When it organised the second procurement process, the Council had, amongst other things, increased the qualifying threshold in respect of participating bidders’ turnovers to a level which was beyond that which APCOA could achieve. In launching the proceedings and seeking an interim injunction to prevent the Council from awarding the contract to any other bidder, APCOA essentially argued that it was treated unfairly by the Council who increased the qualifying threshold of turnover, and that the Council was not entitled to abandon the first procurement in order to commence the second procurement.

Noting that to grant an interim injunction in the circumstances of this particular case was tantamount to denying the Council its right to abandon a public procurement process (which was both a statutory right as well as a contractual right, as the relevant contract documents made it clear that the Council was entitled not to award the contract at all, and the Council was not committed to any course of action), the Court had little difficulty in concluding that there was no legal basis on which APCOA could found its complaint and therefore APCOA failed to satisfy the first hurdle of the test in American Cyanamid.

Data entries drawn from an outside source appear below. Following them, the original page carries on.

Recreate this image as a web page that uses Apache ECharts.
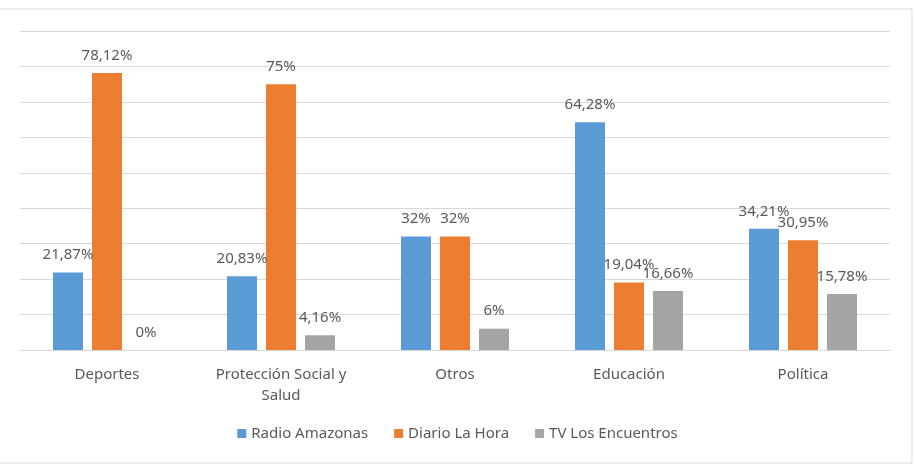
<!DOCTYPE html>
<html>
<head>
<meta charset="utf-8">
<script src="https://cdn.jsdelivr.net/npm/echarts@6/dist/echarts.min.js"></script>
<style>
  html, body { margin: 0; padding: 0; background: #fff; }
  #chart { width: 915px; height: 476px; }
</style>
</head>
<body>
<div id="chart"></div>
<script>
const categorias = ['Deportes', 'Protección Social y\nSalud', 'Otros', 'Educación', 'Política'];
const radioAmazonas = [21.87, 20.83, 32, 64.28, 34.21];
const diarioLaHora = [78.12, 75, 32, 19.04, 30.95];
const tvEncuentros = [0, 4.16, 6, 16.66, 15.78];

const fuente = 'Noto Sans';
const gris = '#595959';

function etiqueta(p) {
    return String(p.value).replace('.', ',') + '%';
}

function serie(nombre, datos, color) {
    return {
        name: nombre,
        type: 'bar',
        data: datos,
        barWidth: 30,
        barGap: '30%',
        itemStyle: {color: color},
        label: {
            show: true,
            position: 'top',
            distance: 10,
            formatter: etiqueta,
            color: gris,
            fontFamily: fuente,
            fontSize: 15
        }
    };
}

const chart = echarts.init(document.getElementById('chart'));
chart.setOption({
    animation: false,
    backgroundColor: '#fff',
    graphic: [{
        type: 'rect',
        shape: {x: -1, y: 9, width: 913, height: 454},
        style: {fill: 'none', stroke: '#D9D9D9', lineWidth: 1},
        silent: true
    }],
    grid: {left: 20, right: 25, top: 31, bottom: 126},
    legend: {
        bottom: 30,
        left: 'center',
        itemWidth: 9,
        itemHeight: 9,
        itemGap: 26,
        icon: 'rect',
        textStyle: {color: gris, fontFamily: fuente, fontSize: 15},
        data: ['Radio Amazonas', 'Diario La Hora', 'TV Los Encuentros']
    },
    xAxis: {
        type: 'category',
        data: categorias,
        axisLine: {lineStyle: {color: '#D9D9D9'}},
        axisTick: {show: false},
        axisLabel: {color: gris, fontFamily: fuente, fontSize: 15, margin: 14, lineHeight: 21}
    },
    yAxis: {
        type: 'value',
        min: 0,
        max: 90,
        interval: 10,
        axisLabel: {show: false},
        axisLine: {show: false},
        axisTick: {show: false},
        splitLine: {lineStyle: {color: '#D9D9D9'}}
    },
    series: [
        serie('Radio Amazonas', radioAmazonas, '#5B9BD5'),
        serie('Diario La Hora', diarioLaHora, '#ED7D31'),
        serie('TV Los Encuentros', tvEncuentros, '#A5A5A5')
    ]
});
</script>
</body>
</html>
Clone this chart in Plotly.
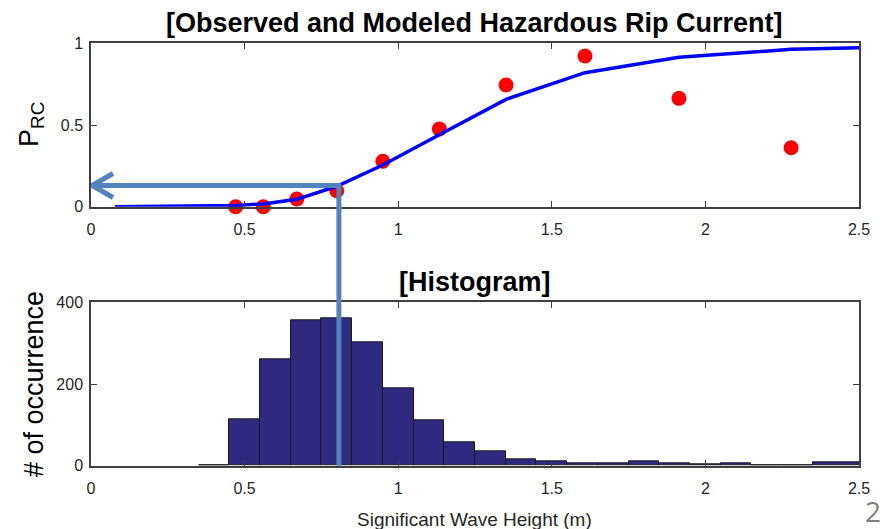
import plotly.graph_objects as go

# ---- data ----
obs_hs = [0.471, 0.561, 0.670, 0.800, 0.950, 1.134, 1.351, 1.608, 1.914, 2.279]
obs_prc = [0.0, 0.0, 0.047, 0.098, 0.278, 0.476, 0.745, 0.922, 0.663, 0.361]

model_hs = [0.078, 0.471, 0.561, 0.670, 0.800, 0.950, 1.134, 1.351, 1.608, 1.914, 2.279, 2.5]
model_prc = [0.0, 0.008, 0.017, 0.045, 0.125, 0.255, 0.44, 0.657, 0.82, 0.914, 0.963, 0.973]

hist_centers = [0.4, 0.5, 0.6, 0.7, 0.8, 0.9, 1.0, 1.1, 1.2, 1.3, 1.4, 1.5, 1.6, 1.7,
                1.8, 1.9, 2.0, 2.1, 2.2, 2.3, 2.45]
hist_widths = [0.1] * 20 + [0.2]
hist_counts = [2, 113, 260, 356, 362, 301, 189, 110, 58, 36, 15, 11, 6, 5,
               11, 5, 4, 5, 2, 2, 9]

x_ticks = [0, 0.5, 1, 1.5, 2, 2.5]
x_tick_text = ["0", "0.5", "1", "1.5", "2", "2.5"]
top_y_ticks = [0, 0.5, 1]
top_y_text = ["0", "0.5", "1"]
bot_y_ticks = [0, 200, 400]

arrow_x = 0.807
arrow_y = 0.13

title_top = "[Observed and Modeled Hazardous Rip Current]"
title_bot = "[Histogram]"
xlabel = "Significant Wave Height (m)"
ylabel_top = "P<sub>RC</sub>"
ylabel_bot = "# of occurrence"
slide_no = "2"

W, H = 883, 529
top_dom = [1 - 206.7 / H, 1 - 43.3 / H]
bot_dom = [1 - 465.7 / H, 1 - 302.3 / H]
x_dom = [91 / W, 859 / W]

AX = "#404040"
TICKC = "#262626"
ARROW = "#5183bf"
FONT = "Liberation Sans"

fig = go.Figure()

fig.add_trace(go.Bar(
    x=hist_centers, y=hist_counts, width=hist_widths,
    marker=dict(color="#2f2a7f", line=dict(color="#1a1a1a", width=1)),
    xaxis="x2", yaxis="y2", showlegend=False, hoverinfo="skip"))

fig.add_trace(go.Scatter(
    x=obs_hs, y=obs_prc, mode="markers",
    marker=dict(color="#ff0000", size=15, line=dict(width=0)),
    xaxis="x", yaxis="y", showlegend=False, cliponaxis=False))

fig.add_trace(go.Scatter(
    x=model_hs, y=model_prc, mode="lines",
    line=dict(color="#0000ff", width=3.5),
    xaxis="x", yaxis="y", showlegend=False, cliponaxis=False))

common_x = dict(range=[0, 2.5], tickvals=x_ticks, ticktext=x_tick_text,
                ticks="inside", ticklen=6, tickcolor=AX, tickwidth=1,
                showline=True, linecolor=AX, linewidth=1.5, mirror="ticks",
                showgrid=False, zeroline=False, automargin=False,
                ticklabelstandoff=7,
                tickfont=dict(family=FONT, size=16, color=TICKC),
                domain=x_dom, fixedrange=True)
common_y = dict(ticks="inside", ticklen=6, tickcolor=AX, tickwidth=1,
                showline=True, linecolor=AX, linewidth=1.5, mirror="ticks",
                showgrid=False, zeroline=False, automargin=False,
                ticklabelstandoff=3,
                tickfont=dict(family=FONT, size=16, color=TICKC), fixedrange=True)

fig.update_layout(
    width=W, height=H,
    margin=dict(l=0, r=0, t=0, b=0, autoexpand=False),
    paper_bgcolor="white", plot_bgcolor="white",
    bargap=0,
    xaxis=dict(**common_x, anchor="y"),
    yaxis=dict(**common_y, domain=top_dom, range=[0, 1], tickvals=top_y_ticks,
               ticktext=top_y_text, anchor="x"),
    xaxis2=dict(**common_x, anchor="y2"),
    yaxis2=dict(**common_y, domain=bot_dom, range=[0, 400], tickvals=bot_y_ticks,
                anchor="x2"),
)

# subplot titles
for txt, dom in [(title_top, top_dom), (title_bot, bot_dom)]:
    fig.add_annotation(text="<b>" + txt + "</b>",
                       xref="paper", yref="paper", x=sum(x_dom) / 2, y=dom[1],
                       yanchor="bottom", yshift=3, showarrow=False,
                       font=dict(family=FONT, size=27, color="#000000"))

# axis labels
fig.add_annotation(text=ylabel_top, xref="paper", yref="paper",
                   x=31 / W, y=sum(top_dom) / 2, textangle=-90,
                   xanchor="center", yanchor="middle", showarrow=False,
                   font=dict(family=FONT, size=27, color="#000000"))
fig.add_annotation(text=ylabel_bot, xref="paper", yref="paper",
                   x=34 / W, y=sum(bot_dom) / 2, textangle=-90,
                   xanchor="center", yanchor="middle", showarrow=False,
                   font=dict(family=FONT, size=27, color="#000000"))
fig.add_annotation(text=xlabel, xref="paper", yref="paper",
                   x=sum(x_dom) / 2, y=1 - 519 / H,
                   xanchor="center", yanchor="middle", showarrow=False,
                   font=dict(family=FONT, size=19, color=TICKC))

# slide number
fig.add_annotation(text=slide_no, xref="paper", yref="paper", x=1, y=0,
                   xanchor="right", yanchor="bottom", xshift=0, yshift=-3, showarrow=False,
                   font=dict(family="Open Sans", size=28, color="#7f7f7f"))

# arrow: horizontal line from model point to y-axis, with open chevron head
fig.add_shape(type="line", xref="x", yref="y", x0=arrow_x, x1=0.003,
              y0=arrow_y, y1=arrow_y, line=dict(color=ARROW, width=5))
fig.add_shape(type="path", xref="x", yref="y", xsizemode="pixel", ysizemode="pixel",
              xanchor=0, yanchor=arrow_y,
              path="M 22,12 L 1,0 L 22,-12", line=dict(color=ARROW, width=5))
# vertical line from model point down to the histogram base
fig.add_shape(type="line", xref="x", yref="paper", x0=arrow_x, x1=arrow_x,
              y0=bot_dom[0], y1=top_dom[0] + arrow_y * (top_dom[1] - top_dom[0]) + 0.004,
              line=dict(color=ARROW, width=5))

fig.write_html("out.html")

The Court also noted that APCOA failed to demonstrate why damages would not be an adequate remedy, commenting that whilst a “flagship contract and the reputation kudos that would have been attached” were not things that could be reflected in an award of damages, “it is also difficult to envisage a form of injunctive relief that could do any better”. In the particular circumstances of the case, the Court clearly took the view that the balance of convenience clearly favoured the Council, who would suffer a much greater inconvenience from an interim injunction, having already been forced to arrange a six month extension of its existing contractual arrangements.